If your kiddo continues to beg or has a major meltdown:
It's okay to leave, take a break in the car and come back when he's calm.
If you need to drive away and leave a full shopping cart it is OKAY!
You could finish shopping and not give attention to the behavior.
Whatever you choose, remember you are not alone, every parent has had this scenario. The important thing is you remain calm, consistent, and don't give in. You've got this!
Video Game Tantrums
A 5-year-old boy playing his video game becomes frustrated it is not working, yells at the tv, and begins to throw the controller.
What should mom do next?
Intervene: Take the controller and maintain a calm face.
Get on his level: Hovering is intimidating; looking in his eye on his level will help him feel connected to you.
Name the emotion: "I can tell you are frustrated."
Set the expectation: "We don't throw toys."
Change of scenery: "Let's take a break. Would you like to...(read a book, color, play with cars, etc.)?"
Praise when he gets calm: "Good job calming your body."
De-escalating when your kiddo is in full freak out mode can be challenging and overwhelming. If you need a break from the moment so you can control your big emotions, take one. As long as your child is safe, it is totally fine to walk away, do some deep breathing and come back refreshed. When parents keep their emotions modulated, it helps the kids.
When you remain calm and with an even tone, your kid will slowly begin to mirror that. If you do lose your temper, model apologizing.
Does this sound familiar: Your teen becomes indignant when you ask her to fold her laundry,
"Ugh!" Eye roll.
Clearly you ruined her life. "Seriously, after all I do for you? Why are you so rude? I raised you better than this."
She talks back then stomps off, "I hate you!" The basket left behind.
Don't take the bait.
Get your initial goal met.
The goal was not to make her love laundry, the goal was just to get that basket emptied without a fight. If you want to avoid the fight, try purposeful ignoring and praise next time.
"Sarah, come fold your laundry please."
"Ugh," eye roll.
"Mom, it's not like I'm busy right now!"
Continue to wash dishes.
Teen stomps off, grabs the basket and takes it to her room.
When she's done: "Thanks for folding them hun, even though you didn't want to."
Laundry folded - Goal met.
Fight prevented - Didn't Engage
Ignored the attitude - Didn't take the bait.

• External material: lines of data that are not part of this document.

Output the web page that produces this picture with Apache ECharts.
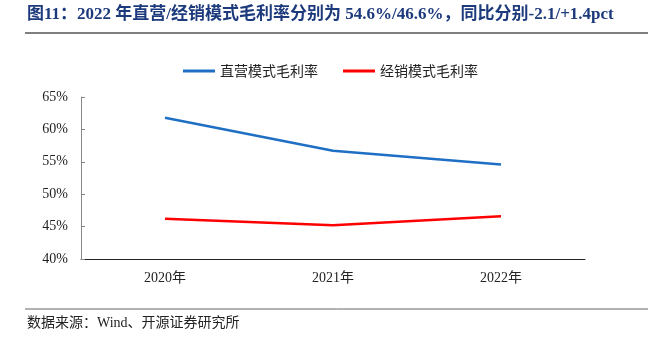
<!DOCTYPE html>
<html><head><meta charset="utf-8">
<script src="https://cdn.jsdelivr.net/npm/echarts@6/dist/echarts.min.js"></script>
<style>html,body{margin:0;padding:0;background:#fff}#c{width:648px;height:338px}</style>
</head><body><div id="c"></div>
<script>
const categories = ['2020年', '2021年', '2022年'];
const directMargin = [61.8, 56.7, 54.6];
const dealerMargin = [46.2, 45.2, 46.6];
const yTicks = [40, 45, 50, 55, 60, 65];

const chart = echarts.init(document.getElementById('c'));
chart.setOption({
  animation: false,
  graphic: [
    {type: 'text', left: 27, top: 6, style: {text: '图11：2022 年直营/经销模式毛利率分别为 54.6%/46.6%，同比分别-2.1/+1.4pct', font: 'bold 17px "Liberation Serif", "Noto Sans CJK SC"', fill: '#1c3a7c'}},
    {type: 'line', shape: {x1: 25, y1: 33, x2: 648, y2: 33}, style: {stroke: '#555', lineWidth: 1.5}},
    {type: 'line', shape: {x1: 25, y1: 309, x2: 648, y2: 309}, style: {stroke: '#666', lineWidth: 1}},
    {type: 'text', left: 27, top: 316, style: {text: '数据来源：Wind、开源证券研究所', font: '14px "Liberation Serif", "Noto Sans CJK SC"', fill: '#222'}}
  ],
  legend: {
    top: 59, left: 178,
    itemWidth: 32, itemHeight: 3, itemGap: 25,
    icon: 'rect',
    textStyle: {fontFamily: '"Noto Sans CJK SC"', fontSize: 14, color: '#222'},
    data: ['直营模式毛利率', '经销模式毛利率']
  },
  grid: {left: 81, right: 63, top: 97, bottom: 79, containLabel: false},
  xAxis: {
    type: 'category', data: categories, boundaryGap: true,
    axisLine: {lineStyle: {color: '#222', width: 1}},
    axisTick: {inside: true, length: 4, lineStyle: {color: '#222'}},
    axisLabel: {margin: 12, fontFamily: '"Liberation Serif", "Noto Sans CJK SC"', fontSize: 14, color: '#222'}
  },
  yAxis: {
    type: 'value', min: 40, max: 65, interval: 5,
    axisLine: {show: true, lineStyle: {color: '#888', width: 1}},
    axisTick: {show: true, inside: true, length: 4, lineStyle: {color: '#888'}},
    splitLine: {show: false},
    axisLabel: {margin: 13, fontFamily: '"Liberation Serif"', fontSize: 14, color: '#222', formatter: v => yTicks.includes(v) ? v + '%' : ''}
  },
  series: [
    {name: '直营模式毛利率', type: 'line', data: directMargin, symbol: 'none', lineStyle: {color: '#1f6fc5', width: 2.5}, itemStyle: {color: '#1f6fc5'}},
    {name: '经销模式毛利率', type: 'line', data: dealerMargin, symbol: 'none', lineStyle: {color: '#ff0000', width: 2.5}, itemStyle: {color: '#ff0000'}}
  ]
});
</script></body></html>
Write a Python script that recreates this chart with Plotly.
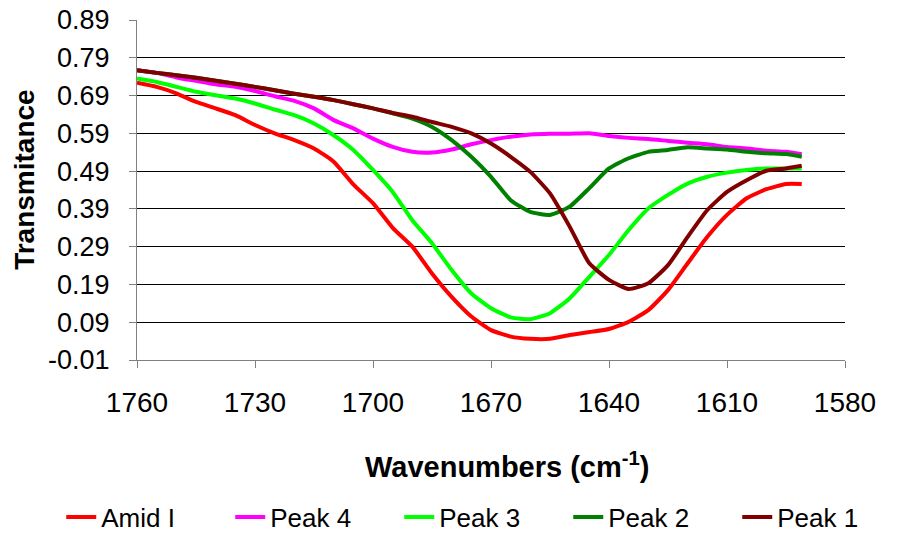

Offered Specific Praise - Set up for future success
A 10-year-old is sitting at kitchen table doing long division homework, suddenly he breaks his pencil, throws it and, as he stands, he shoves the table into is sister sitting across from him.
Meltdowns could be lessened or even avoided if kids knew a different way to say what they are feeling or need.
Try PEMDAS for emotional support:
Praise positive behaviors
Explain what emotion they are feeling
Model appropriate expression of emotions
Acknowledge your child's emotions
Share in their emotions
So, when your kiddo is ready to start WWIII over their math homework, look them in the eye and follow PEDMAS.
"Bud, I know this is hard and you have tried a lot. you are frustrated. Let's take a break and come back to it together with our minds cleared."
Teaching our kids what emotions are, how to safely express them, and giving them language to use them will reduce some big breakdowns.